BLOOMINGTON, Ind. — There’s an adage in football made famous by legendary NFL coach Bill Parcells — “You are what your record says you are.” This is a line that has been used before by Iowa head coach Kirk Ferentz and many others.

After losing its third straight game Saturday 24-21 to Indiana, the Hawkeyes left Memorial Stadium possessing a 4-5 overall record.

The aforementioned record adage applies here. Iowa is 4-5 and every bit the part of a 4-5 team. Following Saturday’s defeat, Ferentz made clear that this particular loss to the Hoosiers wasn’t because of lack of effort, and with regard to that, he’s correct.

In fact, I’d take that a step further and say none of the Hawkeyes’ losses, even the games where Penn State and Northwestern handily beat them, were due to lack of effort. Right now, they’re just not a good football team.

Now obviously there are a myriad of reasons for this and they’ve all been well-documented. One could talk all they want about player attrition, poor recruiting, poor coaching, lack of execution. Yes, all of those things are valid reasons.

All of those things were brought up when this team was losing games, yet had a winning record. So now what? Obviously, things haven’t gotten better and don’t appear as though they’re going to get better.

Iowa’s 4-5 and needs to win two of its last three just to get bowl-eligible. That’s not happening. It’s not because the Hawkeyes are going to pack it in. They won’t. It’s because two of those games are against the two teams currently sitting atop the Legends Division, and both Michigan and Nebraska are way ahead of Iowa at this point in time.

The Hawkeyes could lose to both those teams by the same three-point margin they lost to Indiana by on Saturday. It won’t matter. A loss is a loss. There’s no finding moral victories at this point in time. Not when Iowa’s possessing a losing record of any kind for the first time since 2007, a year where every fifth-year senior on this team was still in high school.

What stood out to me most when Ferentz spoke after the game — besides the fact that when he spoke to the media was actually separate from the players; thank you, Indiana — was that he didn’t act the way he usually does after losses. He said some of the same cliché lines, but there were also instances where he said what he was actually thinking and not giving a non-answer answer.

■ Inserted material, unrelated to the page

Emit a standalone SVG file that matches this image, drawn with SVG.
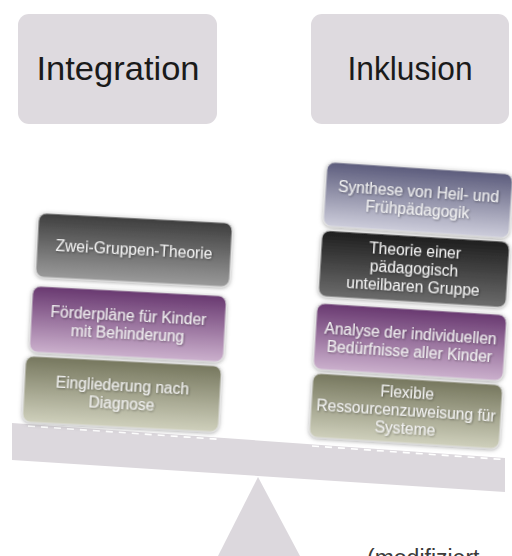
<svg xmlns="http://www.w3.org/2000/svg" width="512" height="556" viewBox="0 0 512 556">
<defs>
<linearGradient id="gDark" x1="0" y1="0" x2="0" y2="1"><stop offset="0" stop-color="#3e3e3e"/><stop offset="1" stop-color="#9a9a9a"/></linearGradient>
<linearGradient id="gBlack" x1="0" y1="0" x2="0" y2="1"><stop offset="0" stop-color="#1e1e1e"/><stop offset="1" stop-color="#6c6c6c"/></linearGradient>
<linearGradient id="gPurple" x1="0" y1="0" x2="0" y2="1"><stop offset="0" stop-color="#683870"/><stop offset="1" stop-color="#cbb0cd"/></linearGradient>
<linearGradient id="gOlive" x1="0" y1="0" x2="0" y2="1"><stop offset="0" stop-color="#76775e"/><stop offset="1" stop-color="#cfd0bc"/></linearGradient>
<linearGradient id="gSlate" x1="0" y1="0" x2="0" y2="1"><stop offset="0" stop-color="#5c5c7c"/><stop offset="1" stop-color="#cdcddb"/></linearGradient>
<filter id="soft" x="-10%" y="-20%" width="120%" height="140%">
<feGaussianBlur in="SourceAlpha" stdDeviation="2"/>
<feOffset dx="0" dy="1" result="b"/>
<feFlood flood-color="#555" flood-opacity="0.55"/>
<feComposite in2="b" operator="in" result="sh"/>
<feMerge><feMergeNode in="sh"/><feMergeNode in="SourceGraphic"/></feMerge>
</filter>
<filter id="tshadow" x="-5%" y="-20%" width="110%" height="140%">
<feGaussianBlur in="SourceAlpha" stdDeviation="0.8"/>
<feOffset dx="0.5" dy="0.8" result="b"/>
<feFlood flood-color="#000" flood-opacity="0.4"/>
<feComposite in2="b" operator="in" result="sh"/>
<feMerge><feMergeNode in="sh"/><feMergeNode in="SourceGraphic"/></feMerge>
</filter>
</defs>
<style>
.hdr{fill:#dedadf}
.htxt{font-family:"Liberation Sans",Arial,sans-serif;font-size:34px;fill:#1a1a1a;text-anchor:middle}
.box{stroke:#e6e6e6;stroke-width:1.2;stroke-opacity:0.7}
.btxt{font-family:"Liberation Sans",Arial,sans-serif;font-size:15.6px;fill:#f0f0f0;text-anchor:middle}
.scale{fill:#dcd8dd}
.dash{stroke:#ffffff;stroke-width:1.6;stroke-dasharray:7 6;fill:none}
.note{font-family:"Liberation Sans",Arial,sans-serif;font-size:23px;fill:#3a3a3a}
</style>

<g id="header-integration">
<rect class="hdr" x="18" y="14" width="199" height="110" rx="11"/>
<text class="htxt" x="118" y="80" textLength="163" lengthAdjust="spacingAndGlyphs">Integration</text>
</g>
<g id="header-inklusion">
<rect class="hdr" x="311" y="14" width="198" height="110" rx="11"/>
<text class="htxt" x="410" y="80" textLength="125" lengthAdjust="spacingAndGlyphs">Inklusion</text>
</g>

<g id="connectors">
<polygon id="fulcrum" class="scale" points="258,477 218,556 300,556"/>
<polygon id="beam" class="scale" points="12,423 505,458 505,492 12,460"/>
<line class="dash" x1="28" y1="426" x2="222" y2="439.5"/>
<line class="dash" x1="312" y1="446" x2="503" y2="459.5"/>
</g>

<g id="left-1" transform="translate(134,250) rotate(3)">
<rect class="box" x="-97" y="-32" width="194" height="64" rx="8" fill="url(#gDark)" filter="url(#soft)"/>
<text class="btxt" filter="url(#tshadow)" x="0" y="5">Zwei-Gruppen-Theorie</text>
</g>
<g id="left-2" transform="translate(128,324) rotate(3)">
<rect class="box" x="-97" y="-33" width="194" height="66" rx="8" fill="url(#gPurple)" filter="url(#soft)"/>
<text class="btxt" filter="url(#tshadow)" x="0" y="-3">Förderpläne für Kinder</text>
<text class="btxt" filter="url(#tshadow)" x="0" y="15">mit Behinderung</text>
</g>
<g id="left-3" transform="translate(122,394) rotate(3)">
<rect class="box" x="-98" y="-33" width="196" height="66" rx="8" fill="url(#gOlive)" filter="url(#soft)"/>
<text class="btxt" filter="url(#tshadow)" x="0" y="-3">Eingliederung nach</text>
<text class="btxt" filter="url(#tshadow)" x="0" y="15">Diagnose</text>
</g>

<g id="right-1" transform="translate(418,200) rotate(3.8)">
<rect class="box" x="-93" y="-32" width="186" height="64" rx="8" fill="url(#gSlate)" filter="url(#soft)"/>
<text class="btxt" filter="url(#tshadow)" x="0" y="-3">Synthese von Heil- und</text>
<text class="btxt" filter="url(#tshadow)" x="0" y="15">Frühpädagogik</text>
</g>
<g id="right-2" transform="translate(414,269) rotate(3.5)">
<rect class="box" x="-94" y="-33" width="188" height="66" rx="8" fill="url(#gBlack)" filter="url(#soft)"/>
<text class="btxt" filter="url(#tshadow)" x="0" y="-13">Theorie einer</text>
<text class="btxt" filter="url(#tshadow)" x="0" y="5">pädagogisch</text>
<text class="btxt" filter="url(#tshadow)" x="0" y="23">unteilbaren Gruppe</text>
</g>
<g id="right-3" transform="translate(410,342) rotate(3.6)">
<rect class="box" x="-95" y="-33" width="190" height="66" rx="8" fill="url(#gPurple)" filter="url(#soft)"/>
<text class="btxt" filter="url(#tshadow)" x="0" y="-3">Analyse der individuellen</text>
<text class="btxt" filter="url(#tshadow)" x="0" y="15">Bedürfnisse aller Kinder</text>
</g>
<g id="right-4" transform="translate(406,411) rotate(3.6)">
<rect class="box" x="-95" y="-32" width="190" height="64" rx="8" fill="url(#gOlive)" filter="url(#soft)"/>
<text class="btxt" filter="url(#tshadow)" x="0" y="-13">Flexible</text>
<text class="btxt" filter="url(#tshadow)" x="0" y="5">Ressourcenzuweisung für</text>
<text class="btxt" filter="url(#tshadow)" x="0" y="23">Systeme</text>
</g>

<text class="note" x="367" y="566">(modifiziert</text>
</svg>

By no means did it seem like a sign of surrender. But it did seem like an acknowledgement of he knows what he’s working with and has reached a point where only so much can be done. Even if the coaching gets better these last three weeks — and I’m talking about his entire staff here, not just him — it probably won’t be enough.

This team isn’t underachieving unless you had ridiculously high expectations for it coming into this season. It’s just not a good one.

In this case, yeah. Iowa is what its record says it is.